“Una storia uguale a quella di tanti altri ragazzi”. Così Luca, con molta semplicità e con una serenità quasi disarmante, descrive il suo vissuto, il suo passato. La sua voce è tranquilla e, nonostante la conversazione telefonica, a tratti si percepisce che sta sorridendo quando riaffiorano alla memoria alcuni ricordi. La sua storia inizia in Germania, dove i suoi genitori si erano trasferiti – insieme a una colonia di greci e jugoslavi – per cercare di sfuggire alla crisi sociale ed economica che attanagliava l’Italia. “Sono figlio di emigrati, sono nato in Germania, ma non quella che conosciamo ora, era una Germania lontana, quella del muro di Berlino”. Crescendo inizia a confrontarsi con le prime difficoltà, si sente emarginato dagli altri ragazzi che formano gruppi perché hanno in comune le origini, la lingua, la cultura, mentre lui non si sentiva “né carne né pesce”.
Arivato in Italia con i suoi genitori, Luca inizia a frequentare un cugino che consuma stupefacenti. “A causa del mio carattere debole ho preso lui come modello, come esempio. Avevo solo 14 anni quando ho iniziato con le mie prime storiacce – racconta a In Terris -. Ero un ragazzo chiuso, pieno di paure“.
Il desiderio di una felicità momentanea ed effimera, fa cadere Luca nel tunnel della tossicodipendenza, fino a quando nella sua vita compare una donna, più grande di lui di sette anni, che diventa la sua compagna. “In quel periodo non consumavo stupefacenti, la mia droga era la mia ‘morosa’. Avevo sostituito una dipendenza con un’altra”. La relazione con una donna adulta, più grande di lui lo esaltava, lo faceva sentire importante, ma qualcosa non andava. “Ho fatto di tutto per farmi lasciare – spiega con sincerità -. A quel punto avevo la scusa perfetta per ricominciare a drogarmi”. Solo dopo aver bruciato tutto intorno a se, anche la famiglia, si convince a chiedere a aiuto per uscire da quel limbo. È così che ha conosciuto la Comunità Papà Giovanni XXIII fondata da don Oreste Benzi nel 1968.
“Qui è iniziata la mia avventura, ho iniziato a conoscermi”. Il suo percorso all’interno della comunità terapeutica è durato 4 anni. “Quando sono arrivato a toccare dei punti importanti della mia vita ho dovuto chiedere aiuto alla fede. Non riuscivo a perdonarmi“. L’aiuto inaspettato è arrivato tramite don Nivio, un sacerdote membro dell’Apg. “Era arrivato il momento di confessarmi. Grazie al perdono ricevuto dal Signore, sono riuscito a perdonarmi anche io. È proprio da quel momento è ricominciata la mia vita“.

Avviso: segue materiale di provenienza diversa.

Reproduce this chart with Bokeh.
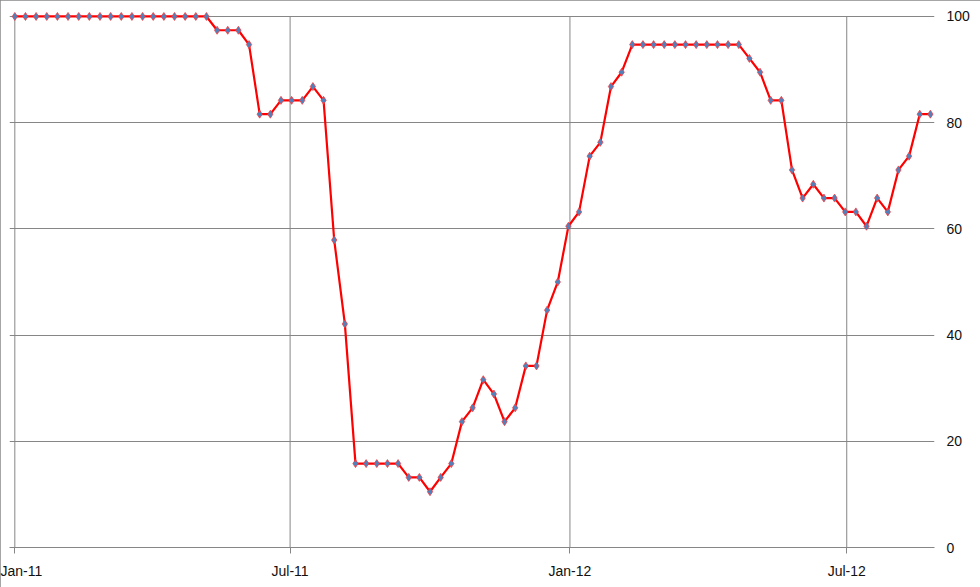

Durante l’ultima fase del programma di recupero Luca parte per un’esperienza come volontario in Cile, dove passa un anno in una pronta accoglienza per minori. Tornato in Italia, decide di tornare nel mondo del lavoro, ma si accorge che in quell’ambiente mancano quei valori importanti che da poco aveva riscoperto grazie alla Papà Giovanni. Decide così, insieme al responsabile Paolo Ramonda, di partire nuovamente come missionario in Cile. Dopo dieci mesi in una pronta accoglienza, gli viene chiesto di essere il responsabile della comunità terapeutica. “Ho dovuto fidarmi, non potevo mettere i puntini sulle ‘i’ – spiega -. Avevo dato disponibilità per due anni. Ne sono passati otto”, aggiunge ridendo. In Cileha incontrato il vero amore è si è sposato. Dopo il matrimonio ha chiesto di non essere più il responsabile della struttura, e ora con lui ci sono tre fratelli di comunità che si adoperano per far uscire i giovani dal tunnel della dipendenza.
“Nella Comunità riesci ad individuare la verità, riesci a capire i tuoi limiti. Questo non ti salva dal commettere errori, ma riconoscerli è punto di appoggio che ti aiuta a rialzarti. Sbagliare, cadere, riconoscere il proprio limite. È come convertirsi nuovamente. Per questo sì che vale la pena vivere”.
“La droga è una ferita nella nostra società, che intrappola molte persone nelle sue reti. Sono vittime che hanno perso la loro libertà in cambio di questa schiavitù” ha detto il Papa a proposito della tossicodipendenza. Purtroppo sono molti i giovani che finiscono in questo tunnel: chi per l’assenza della famiglia, chi per moda, chi per provare qualcosa di diverso. Non c’è mai un’unica causa, non si può generalizzare, così come non si può cadere nell’errore di classificare una persona per il suo vissuto. Ognuno, come ha anche ribadito il Pontefice, “ha una storia personale diversa, che va ascoltata, compresa, amata e, per quanto possibile, sanata e purificata”.